RECORD SET:
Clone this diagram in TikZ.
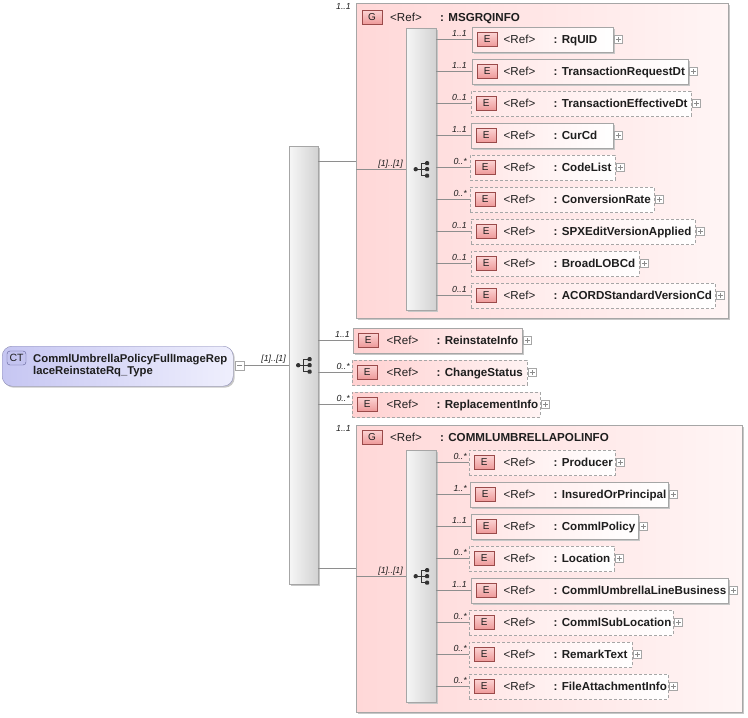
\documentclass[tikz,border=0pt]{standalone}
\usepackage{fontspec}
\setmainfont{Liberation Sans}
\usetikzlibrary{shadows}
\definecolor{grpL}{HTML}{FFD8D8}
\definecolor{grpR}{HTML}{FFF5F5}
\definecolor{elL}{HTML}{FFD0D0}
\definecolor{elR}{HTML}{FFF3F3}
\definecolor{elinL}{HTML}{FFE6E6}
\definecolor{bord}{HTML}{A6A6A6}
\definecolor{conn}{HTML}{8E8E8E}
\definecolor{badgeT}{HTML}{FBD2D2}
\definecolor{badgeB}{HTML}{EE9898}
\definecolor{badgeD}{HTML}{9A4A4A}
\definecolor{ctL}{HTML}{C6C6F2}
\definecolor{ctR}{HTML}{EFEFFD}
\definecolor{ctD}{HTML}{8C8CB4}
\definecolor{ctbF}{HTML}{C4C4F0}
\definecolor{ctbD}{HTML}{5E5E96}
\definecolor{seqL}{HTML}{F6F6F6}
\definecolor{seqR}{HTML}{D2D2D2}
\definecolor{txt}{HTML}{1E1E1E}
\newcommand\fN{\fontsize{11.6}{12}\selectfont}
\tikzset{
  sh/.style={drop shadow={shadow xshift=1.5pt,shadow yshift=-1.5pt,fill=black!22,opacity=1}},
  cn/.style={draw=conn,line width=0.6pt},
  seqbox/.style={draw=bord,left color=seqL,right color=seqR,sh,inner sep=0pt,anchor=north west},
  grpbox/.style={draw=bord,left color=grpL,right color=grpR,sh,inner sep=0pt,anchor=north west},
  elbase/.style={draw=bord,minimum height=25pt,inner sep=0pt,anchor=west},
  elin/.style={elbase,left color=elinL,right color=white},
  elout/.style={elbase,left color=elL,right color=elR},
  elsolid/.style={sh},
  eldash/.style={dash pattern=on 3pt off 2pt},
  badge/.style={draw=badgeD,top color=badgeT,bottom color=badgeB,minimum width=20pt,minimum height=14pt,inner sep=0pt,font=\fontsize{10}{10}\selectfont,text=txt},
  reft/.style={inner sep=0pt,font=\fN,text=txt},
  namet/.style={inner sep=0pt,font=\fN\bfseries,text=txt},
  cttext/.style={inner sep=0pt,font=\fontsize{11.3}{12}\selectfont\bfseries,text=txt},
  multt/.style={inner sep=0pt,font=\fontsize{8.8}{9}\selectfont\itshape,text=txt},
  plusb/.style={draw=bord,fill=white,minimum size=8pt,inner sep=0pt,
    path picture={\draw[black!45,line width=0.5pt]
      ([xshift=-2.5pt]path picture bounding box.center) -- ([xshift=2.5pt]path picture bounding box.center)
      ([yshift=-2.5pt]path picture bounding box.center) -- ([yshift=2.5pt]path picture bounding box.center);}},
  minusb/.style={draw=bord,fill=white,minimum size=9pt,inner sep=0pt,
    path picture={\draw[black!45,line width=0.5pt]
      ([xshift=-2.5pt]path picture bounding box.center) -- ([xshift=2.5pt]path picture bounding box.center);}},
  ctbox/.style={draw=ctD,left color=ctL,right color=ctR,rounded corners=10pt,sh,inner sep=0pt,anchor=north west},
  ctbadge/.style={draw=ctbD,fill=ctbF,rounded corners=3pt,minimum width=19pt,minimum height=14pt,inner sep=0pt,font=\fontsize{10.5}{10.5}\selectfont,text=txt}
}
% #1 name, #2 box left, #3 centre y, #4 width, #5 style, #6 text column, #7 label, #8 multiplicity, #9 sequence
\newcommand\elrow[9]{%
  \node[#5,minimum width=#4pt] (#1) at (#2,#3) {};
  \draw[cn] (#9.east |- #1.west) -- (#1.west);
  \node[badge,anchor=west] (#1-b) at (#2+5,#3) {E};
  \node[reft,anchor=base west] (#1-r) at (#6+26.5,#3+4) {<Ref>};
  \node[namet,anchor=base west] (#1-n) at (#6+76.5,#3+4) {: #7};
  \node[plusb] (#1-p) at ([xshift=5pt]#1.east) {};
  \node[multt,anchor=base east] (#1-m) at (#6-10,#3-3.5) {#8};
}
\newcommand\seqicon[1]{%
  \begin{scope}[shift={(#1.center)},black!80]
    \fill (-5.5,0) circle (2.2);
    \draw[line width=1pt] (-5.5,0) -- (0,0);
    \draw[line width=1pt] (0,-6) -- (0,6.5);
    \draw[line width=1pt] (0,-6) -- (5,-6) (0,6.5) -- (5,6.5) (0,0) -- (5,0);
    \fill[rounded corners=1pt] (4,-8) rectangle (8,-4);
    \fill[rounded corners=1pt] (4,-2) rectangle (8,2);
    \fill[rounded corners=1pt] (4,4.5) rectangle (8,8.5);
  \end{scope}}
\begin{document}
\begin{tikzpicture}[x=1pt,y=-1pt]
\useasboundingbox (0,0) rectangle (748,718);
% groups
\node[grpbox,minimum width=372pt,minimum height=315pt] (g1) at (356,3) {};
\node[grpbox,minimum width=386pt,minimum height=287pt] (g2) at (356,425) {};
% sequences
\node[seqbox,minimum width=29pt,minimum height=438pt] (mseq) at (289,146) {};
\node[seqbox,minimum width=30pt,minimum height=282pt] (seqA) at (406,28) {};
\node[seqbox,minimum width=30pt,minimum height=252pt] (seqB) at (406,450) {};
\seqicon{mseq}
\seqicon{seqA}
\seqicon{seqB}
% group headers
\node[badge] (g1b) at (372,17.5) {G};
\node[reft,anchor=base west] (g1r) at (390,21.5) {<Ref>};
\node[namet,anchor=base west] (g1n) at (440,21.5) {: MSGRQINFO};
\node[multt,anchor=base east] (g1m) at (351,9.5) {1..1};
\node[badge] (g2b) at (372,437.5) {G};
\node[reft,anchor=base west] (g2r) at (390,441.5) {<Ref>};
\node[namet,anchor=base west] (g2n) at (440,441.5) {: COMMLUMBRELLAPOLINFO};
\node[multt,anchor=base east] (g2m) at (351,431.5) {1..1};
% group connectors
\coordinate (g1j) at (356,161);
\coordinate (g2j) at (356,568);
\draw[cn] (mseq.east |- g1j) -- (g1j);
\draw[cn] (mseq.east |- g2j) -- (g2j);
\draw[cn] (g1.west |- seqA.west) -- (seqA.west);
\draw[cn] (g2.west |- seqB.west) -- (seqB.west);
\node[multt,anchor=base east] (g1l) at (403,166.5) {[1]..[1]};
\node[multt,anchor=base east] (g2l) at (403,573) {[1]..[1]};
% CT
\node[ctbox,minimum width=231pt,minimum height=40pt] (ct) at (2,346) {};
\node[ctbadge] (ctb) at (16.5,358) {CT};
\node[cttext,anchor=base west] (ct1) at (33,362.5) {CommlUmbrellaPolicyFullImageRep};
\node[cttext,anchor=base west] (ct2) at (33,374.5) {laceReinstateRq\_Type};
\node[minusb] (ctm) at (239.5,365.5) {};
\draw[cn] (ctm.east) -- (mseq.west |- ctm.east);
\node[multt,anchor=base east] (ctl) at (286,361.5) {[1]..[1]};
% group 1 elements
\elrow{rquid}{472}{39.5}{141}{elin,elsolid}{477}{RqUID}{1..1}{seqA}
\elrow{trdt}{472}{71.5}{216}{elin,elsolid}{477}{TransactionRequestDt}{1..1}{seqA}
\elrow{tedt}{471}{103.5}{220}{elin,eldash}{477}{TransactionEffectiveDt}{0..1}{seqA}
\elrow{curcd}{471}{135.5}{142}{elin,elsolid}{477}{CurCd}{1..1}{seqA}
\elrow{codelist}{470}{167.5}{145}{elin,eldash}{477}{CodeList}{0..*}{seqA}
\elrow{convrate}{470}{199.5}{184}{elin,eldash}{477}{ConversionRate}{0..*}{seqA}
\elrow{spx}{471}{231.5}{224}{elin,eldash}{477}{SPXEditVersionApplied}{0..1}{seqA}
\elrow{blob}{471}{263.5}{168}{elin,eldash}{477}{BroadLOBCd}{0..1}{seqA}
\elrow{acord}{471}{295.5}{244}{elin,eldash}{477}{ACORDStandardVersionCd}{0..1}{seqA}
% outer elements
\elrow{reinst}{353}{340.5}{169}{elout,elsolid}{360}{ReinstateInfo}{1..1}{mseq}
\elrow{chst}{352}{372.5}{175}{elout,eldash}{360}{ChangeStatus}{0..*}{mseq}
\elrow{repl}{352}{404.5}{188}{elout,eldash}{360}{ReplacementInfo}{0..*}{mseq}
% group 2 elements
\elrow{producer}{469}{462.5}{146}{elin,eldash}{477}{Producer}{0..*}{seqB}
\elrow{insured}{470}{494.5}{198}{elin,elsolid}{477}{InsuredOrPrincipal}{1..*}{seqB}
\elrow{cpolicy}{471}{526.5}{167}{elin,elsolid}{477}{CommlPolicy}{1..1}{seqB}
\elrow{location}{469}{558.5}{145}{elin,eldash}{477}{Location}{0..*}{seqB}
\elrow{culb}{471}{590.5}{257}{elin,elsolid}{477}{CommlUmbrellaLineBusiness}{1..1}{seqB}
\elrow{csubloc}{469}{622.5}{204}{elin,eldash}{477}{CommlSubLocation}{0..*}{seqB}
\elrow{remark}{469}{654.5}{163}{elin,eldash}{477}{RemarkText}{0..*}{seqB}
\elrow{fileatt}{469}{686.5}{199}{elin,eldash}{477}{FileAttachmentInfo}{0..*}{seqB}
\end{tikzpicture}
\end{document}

==

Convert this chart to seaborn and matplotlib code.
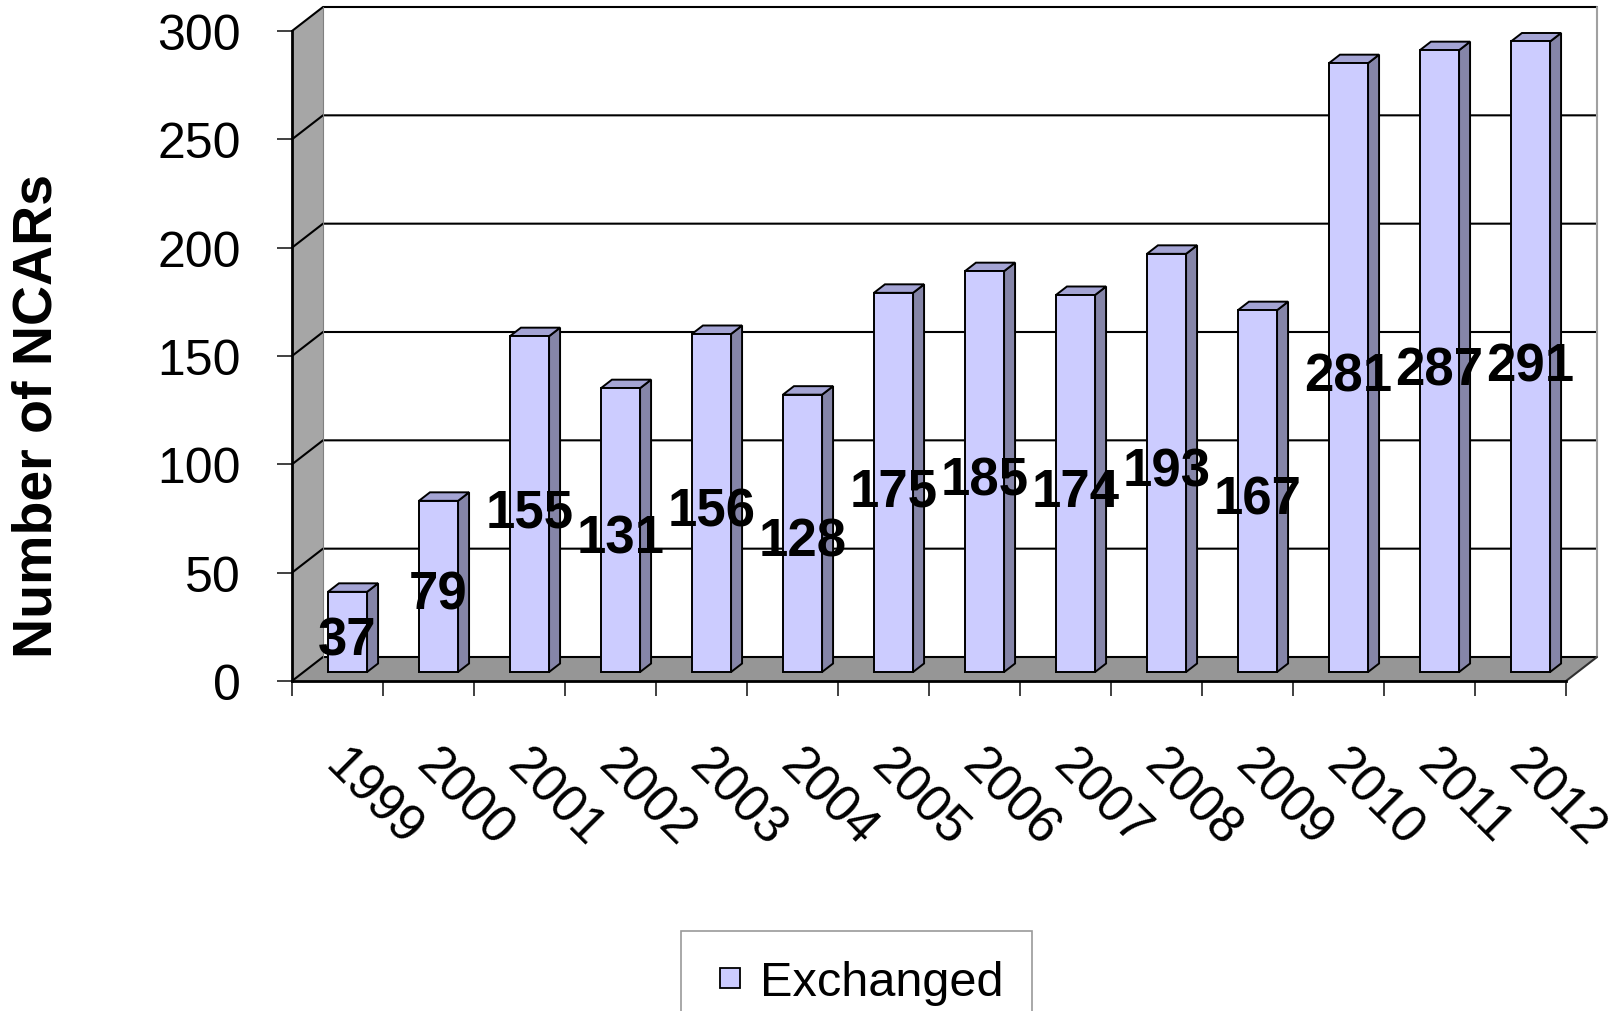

...

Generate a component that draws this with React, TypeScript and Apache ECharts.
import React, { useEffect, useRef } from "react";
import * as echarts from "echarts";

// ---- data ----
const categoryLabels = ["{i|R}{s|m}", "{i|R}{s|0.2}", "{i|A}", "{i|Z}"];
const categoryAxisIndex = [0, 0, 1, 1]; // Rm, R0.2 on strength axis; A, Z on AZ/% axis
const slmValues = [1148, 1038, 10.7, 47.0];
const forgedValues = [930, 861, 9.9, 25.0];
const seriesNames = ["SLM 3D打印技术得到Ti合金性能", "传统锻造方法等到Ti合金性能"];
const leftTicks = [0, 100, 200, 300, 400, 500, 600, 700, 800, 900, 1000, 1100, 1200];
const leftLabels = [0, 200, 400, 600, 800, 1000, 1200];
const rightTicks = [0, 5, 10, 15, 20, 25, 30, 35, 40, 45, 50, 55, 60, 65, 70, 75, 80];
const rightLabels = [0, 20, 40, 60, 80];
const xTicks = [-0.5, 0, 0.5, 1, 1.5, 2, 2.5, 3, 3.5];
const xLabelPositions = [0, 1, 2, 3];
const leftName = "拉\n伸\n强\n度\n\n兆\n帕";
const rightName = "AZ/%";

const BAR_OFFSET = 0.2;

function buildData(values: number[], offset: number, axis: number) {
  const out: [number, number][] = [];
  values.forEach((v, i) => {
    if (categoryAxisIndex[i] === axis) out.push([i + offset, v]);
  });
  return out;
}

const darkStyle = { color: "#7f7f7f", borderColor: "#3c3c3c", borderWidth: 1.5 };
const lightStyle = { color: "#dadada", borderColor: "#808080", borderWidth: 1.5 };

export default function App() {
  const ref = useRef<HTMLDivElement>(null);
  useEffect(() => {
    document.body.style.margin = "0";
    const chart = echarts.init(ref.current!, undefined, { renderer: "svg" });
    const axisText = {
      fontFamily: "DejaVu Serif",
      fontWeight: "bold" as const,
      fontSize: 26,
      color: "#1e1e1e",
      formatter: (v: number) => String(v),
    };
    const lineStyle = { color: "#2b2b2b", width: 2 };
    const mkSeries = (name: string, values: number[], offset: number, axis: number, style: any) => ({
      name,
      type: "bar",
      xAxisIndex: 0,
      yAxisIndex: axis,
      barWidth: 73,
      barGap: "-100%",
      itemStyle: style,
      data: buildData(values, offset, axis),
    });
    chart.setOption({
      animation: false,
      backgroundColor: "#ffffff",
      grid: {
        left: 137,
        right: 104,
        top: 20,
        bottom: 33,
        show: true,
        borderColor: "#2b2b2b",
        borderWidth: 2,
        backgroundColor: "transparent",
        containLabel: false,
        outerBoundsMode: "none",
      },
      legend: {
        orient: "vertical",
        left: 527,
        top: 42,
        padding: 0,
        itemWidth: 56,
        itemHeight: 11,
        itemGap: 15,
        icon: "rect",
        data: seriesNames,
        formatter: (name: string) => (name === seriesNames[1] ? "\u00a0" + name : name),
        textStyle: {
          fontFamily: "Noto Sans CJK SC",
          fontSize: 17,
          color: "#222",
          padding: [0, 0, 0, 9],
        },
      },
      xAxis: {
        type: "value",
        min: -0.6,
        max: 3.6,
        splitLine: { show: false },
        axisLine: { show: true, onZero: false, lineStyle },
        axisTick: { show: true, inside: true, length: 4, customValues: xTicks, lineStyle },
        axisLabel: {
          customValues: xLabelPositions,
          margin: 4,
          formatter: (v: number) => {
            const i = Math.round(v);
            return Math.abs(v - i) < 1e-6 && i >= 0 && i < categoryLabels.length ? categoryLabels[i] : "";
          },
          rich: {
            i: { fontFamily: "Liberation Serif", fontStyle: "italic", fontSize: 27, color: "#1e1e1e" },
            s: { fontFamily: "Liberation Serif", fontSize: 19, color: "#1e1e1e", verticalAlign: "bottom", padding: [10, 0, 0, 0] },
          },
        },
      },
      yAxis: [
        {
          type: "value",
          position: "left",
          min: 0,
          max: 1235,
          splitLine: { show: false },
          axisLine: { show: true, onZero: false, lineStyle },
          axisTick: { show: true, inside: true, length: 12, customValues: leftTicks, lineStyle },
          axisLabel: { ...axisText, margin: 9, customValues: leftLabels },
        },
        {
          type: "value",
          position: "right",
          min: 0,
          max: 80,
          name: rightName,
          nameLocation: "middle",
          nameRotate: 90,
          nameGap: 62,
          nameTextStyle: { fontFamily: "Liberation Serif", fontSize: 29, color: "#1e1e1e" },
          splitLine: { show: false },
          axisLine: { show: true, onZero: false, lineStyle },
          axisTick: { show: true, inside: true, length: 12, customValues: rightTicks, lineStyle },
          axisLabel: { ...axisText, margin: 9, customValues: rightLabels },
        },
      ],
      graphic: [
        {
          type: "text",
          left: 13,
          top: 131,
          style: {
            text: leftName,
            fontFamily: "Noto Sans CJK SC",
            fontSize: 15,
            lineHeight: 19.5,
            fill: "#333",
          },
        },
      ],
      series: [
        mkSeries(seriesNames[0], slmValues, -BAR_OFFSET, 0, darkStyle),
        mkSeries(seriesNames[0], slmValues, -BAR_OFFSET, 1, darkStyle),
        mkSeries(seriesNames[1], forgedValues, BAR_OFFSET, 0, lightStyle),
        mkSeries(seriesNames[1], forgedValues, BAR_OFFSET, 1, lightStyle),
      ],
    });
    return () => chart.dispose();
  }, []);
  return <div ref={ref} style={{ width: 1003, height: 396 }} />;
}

WHAT YOU WILL DO: Set down, without any change, only the lines from the line that holds "Generate a component" through the line that holds "const BAR_OFFSET = 0.2;", both lines included.

EXERCISE SOLUTION:
Generate a component that draws this with React, TypeScript and Apache ECharts.
import React, { useEffect, useRef } from "react";
import * as echarts from "echarts";

// ---- data ----
const categoryLabels = ["{i|R}{s|m}", "{i|R}{s|0.2}", "{i|A}", "{i|Z}"];
const categoryAxisIndex = [0, 0, 1, 1]; // Rm, R0.2 on strength axis; A, Z on AZ/% axis
const slmValues = [1148, 1038, 10.7, 47.0];
const forgedValues = [930, 861, 9.9, 25.0];
const seriesNames = ["SLM 3D打印技术得到Ti合金性能", "传统锻造方法等到Ti合金性能"];
const leftTicks = [0, 100, 200, 300, 400, 500, 600, 700, 800, 900, 1000, 1100, 1200];
const leftLabels = [0, 200, 400, 600, 800, 1000, 1200];
const rightTicks = [0, 5, 10, 15, 20, 25, 30, 35, 40, 45, 50, 55, 60, 65, 70, 75, 80];
const rightLabels = [0, 20, 40, 60, 80];
const xTicks = [-0.5, 0, 0.5, 1, 1.5, 2, 2.5, 3, 3.5];
const xLabelPositions = [0, 1, 2, 3];
const leftName = "拉\n伸\n强\n度\n\n兆\n帕";
const rightName = "AZ/%";

const BAR_OFFSET = 0.2;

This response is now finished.